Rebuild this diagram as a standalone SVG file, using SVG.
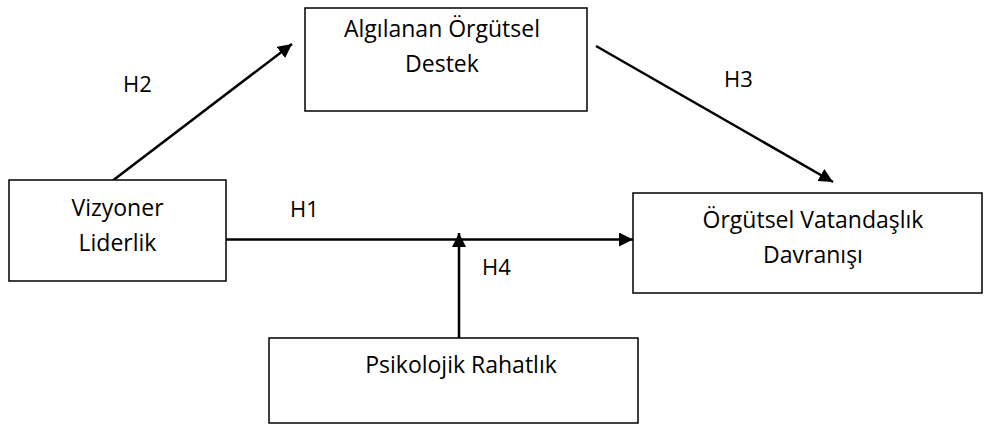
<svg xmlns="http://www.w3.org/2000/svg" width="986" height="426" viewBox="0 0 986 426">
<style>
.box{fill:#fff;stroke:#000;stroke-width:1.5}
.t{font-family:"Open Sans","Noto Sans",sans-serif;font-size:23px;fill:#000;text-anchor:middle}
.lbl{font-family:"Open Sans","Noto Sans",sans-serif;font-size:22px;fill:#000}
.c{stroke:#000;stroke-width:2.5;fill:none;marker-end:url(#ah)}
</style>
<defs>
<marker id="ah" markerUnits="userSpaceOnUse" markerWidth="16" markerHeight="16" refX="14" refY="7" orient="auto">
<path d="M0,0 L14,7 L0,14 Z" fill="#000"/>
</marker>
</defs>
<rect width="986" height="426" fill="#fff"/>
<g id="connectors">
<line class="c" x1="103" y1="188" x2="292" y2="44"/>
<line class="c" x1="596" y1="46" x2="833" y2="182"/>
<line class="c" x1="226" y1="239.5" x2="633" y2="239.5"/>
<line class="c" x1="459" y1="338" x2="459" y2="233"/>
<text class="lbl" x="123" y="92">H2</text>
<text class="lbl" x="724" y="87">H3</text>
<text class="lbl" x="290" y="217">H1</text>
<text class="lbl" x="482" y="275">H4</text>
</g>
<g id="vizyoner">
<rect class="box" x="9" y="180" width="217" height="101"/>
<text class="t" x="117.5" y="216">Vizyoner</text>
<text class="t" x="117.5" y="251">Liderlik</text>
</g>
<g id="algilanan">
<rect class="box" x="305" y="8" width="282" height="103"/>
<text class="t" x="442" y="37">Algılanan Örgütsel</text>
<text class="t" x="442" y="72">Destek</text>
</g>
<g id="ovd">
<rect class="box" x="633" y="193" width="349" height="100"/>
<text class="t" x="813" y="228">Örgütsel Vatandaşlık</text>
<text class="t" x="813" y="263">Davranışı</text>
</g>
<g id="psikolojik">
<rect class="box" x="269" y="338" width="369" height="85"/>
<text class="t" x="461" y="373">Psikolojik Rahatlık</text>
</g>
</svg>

###

### Your task
Write the listing out a second time exactly, dropping all images.

### Reply to the task
Rebuild this diagram as a standalone SVG file, using SVG.
<svg xmlns="http://www.w3.org/2000/svg" width="986" height="426" viewBox="0 0 986 426">
<style>
.box{fill:#fff;stroke:#000;stroke-width:1.5}
.t{font-family:"Open Sans","Noto Sans",sans-serif;font-size:23px;fill:#000;text-anchor:middle}
.lbl{font-family:"Open Sans","Noto Sans",sans-serif;font-size:22px;fill:#000}
.c{stroke:#000;stroke-width:2.5;fill:none;marker-end:url(#ah)}
</style>
<defs>
<marker id="ah" markerUnits="userSpaceOnUse" markerWidth="16" markerHeight="16" refX="14" refY="7" orient="auto">
<path d="M0,0 L14,7 L0,14 Z" fill="#000"/>
</marker>
</defs>
<rect width="986" height="426" fill="#fff"/>
<g id="connectors">
<line class="c" x1="103" y1="188" x2="292" y2="44"/>
<line class="c" x1="596" y1="46" x2="833" y2="182"/>
<line class="c" x1="226" y1="239.5" x2="633" y2="239.5"/>
<line class="c" x1="459" y1="338" x2="459" y2="233"/>
<text class="lbl" x="123" y="92">H2</text>
<text class="lbl" x="724" y="87">H3</text>
<text class="lbl" x="290" y="217">H1</text>
<text class="lbl" x="482" y="275">H4</text>
</g>
<g id="vizyoner">
<rect class="box" x="9" y="180" width="217" height="101"/>
<text class="t" x="117.5" y="216">Vizyoner</text>
<text class="t" x="117.5" y="251">Liderlik</text>
</g>
<g id="algilanan">
<rect class="box" x="305" y="8" width="282" height="103"/>
<text class="t" x="442" y="37">Algılanan Örgütsel</text>
<text class="t" x="442" y="72">Destek</text>
</g>
<g id="ovd">
<rect class="box" x="633" y="193" width="349" height="100"/>
<text class="t" x="813" y="228">Örgütsel Vatandaşlık</text>
<text class="t" x="813" y="263">Davranışı</text>
</g>
<g id="psikolojik">
<rect class="box" x="269" y="338" width="369" height="85"/>
<text class="t" x="461" y="373">Psikolojik Rahatlık</text>
</g>
</svg>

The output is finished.